The Seeds have arrived!

Well, it’s been a busy few weeks, but unfortunately not in the farming category. I’m happy to report that I FINALLY have internet at home, so I’m hoping my blogging will be more regular. At least from the standpoint that spring is just around the corner, I probably will have more interesting topics to write about.

The only new news for now is that my seeds have arrived from Burpee. I chose them since I have ordered from them in the past, and I received a nifty 20% off coupon in my email. My hope is that someday I’ll have a good enough stock of seeds from the previous season that I won’t need to buy seeds any more, but for now I have to buy them.

For the curious or bored, here is the list of what I bought. I have no idea how much will actually “bear fruit” so to speak, but as I mentioned before, I’m going big this year.

Corn, Golden Bantam
Tomato, Big Boy Hybrid
Tomato, Beefsteak Organic
Tomato, Mortgage Lifter
Squash, winter, Spaghetti
Squash, winter, Waltham Butternut
Squash, summer, Hybrid Zucchini
Squash, summer, Saffron
Squash, Gourd, Luffa
Swiss Chard, Bright Lights
Artichoke, Green Globe
Radish, Perfecto
Sunflower, Super Snack Mix Hybrid
Cantaloupe, Burpee’s Ambrosia Hybrid
Eggplant, Early Midnight Hybrid
Onion, Scallion, Evergreen Long White Bunching
Pumpkin, Early Sweet Sugar Pie
Watermelon Seedless, Big Tasty Hybrid
Lavender, English
Stevia, Sweet Leaf

Now, I hope I didn’t get carried away, but anything that I don’t use can probably wait until next year. I read that properly sealed and frozen seeds should last at least a year, sometimes longer. I would have to worry about germination rates after a while, but since I consider this year, and possibly next as an experiment and only the start to a (hopefully) long-lasting lifestyle of growing my own food…I’m willing to sacrifice a few seeds to learn along the way.

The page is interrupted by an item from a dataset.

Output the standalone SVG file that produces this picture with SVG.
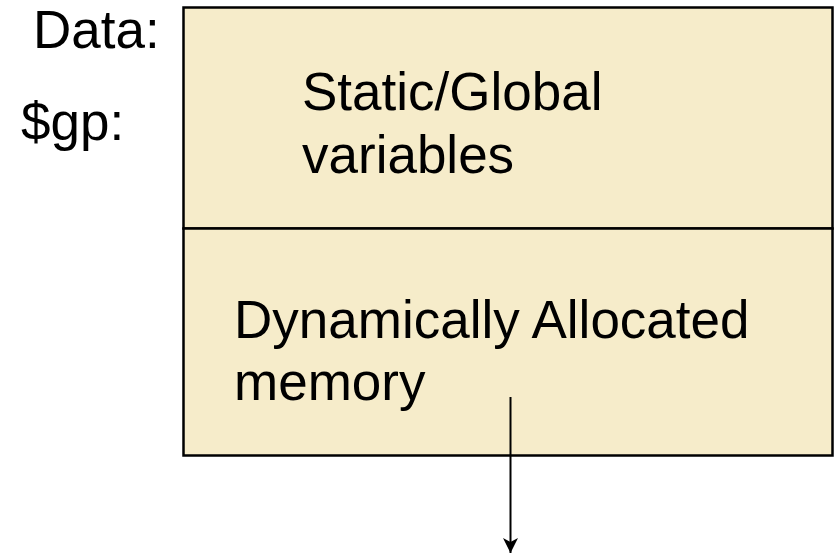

Given my seed bank that I have to start with, I’m considering expanding my garden to a 20’x40’ plot, but that is ENTIRELY dependent on if I can get the tiller working. I was gifted a Mantis tiller and a craftsman rear-tinned rototiller by my grandfather, and that will make working 800 square feet of land a LOT easier. They haven’t been started in over 3 years, so they might need more than just a little routine maintenance. My plan is to make the rows wide enough to send the Mantis through to make weeding less time-consuming. I’ll still have to weed by hand around the plants, but since space isn’t an issue, I can space out the rows more than I would have normally.

If you notice there are some seeds on the list that I didn’t originally plan for, it’s because, well…I got carried away. Yes, the 200 foot pitfall of all new gardeners, I drooled over the Burpee catalog and went a little crazy. The Stevia sounded too fun to pass up, and the green onions seemed like a much needed addition. As for the pumpkin pie and cantaloupe? Well, when you tell your family that you’re growing a garden, they love providing input.
I mean, who wouldn’t?

“You have almost unlimited space to plant and I don’t have to help out? Sure, I have some things I’d like you to plant!”

Yes, well, I did indeed ask my family for requests, so I guess I walked right into that “rake in the yard”.

Lastly, the unfortunate news that with moving in, stretching the budget a little to buy the house, and a multitude of other limitation factors, chickens will not be running around the yard this year. Quite frankly, they won’t ever literally be running around the yard, since I do think the neighbors would have a problem with that. They will be enjoying a chicken run that adjoins The Farm someday, but maybe next year. I know it’s only a few days before March, but given the fact that I’m still unpacking and there’s a ton of things to do inside the house as well as outside, it would be prudent to wait. Fear not, I will tackle the ups and downs of raising chickens in suburbia, just as countless other brave souls have in the past.
We’ll see what this weekend has in store for me, but for now, plan big and dream big all you farmers and gardeners out there. 2013 is going to be a good year, and if not, let it at least be a tasty year.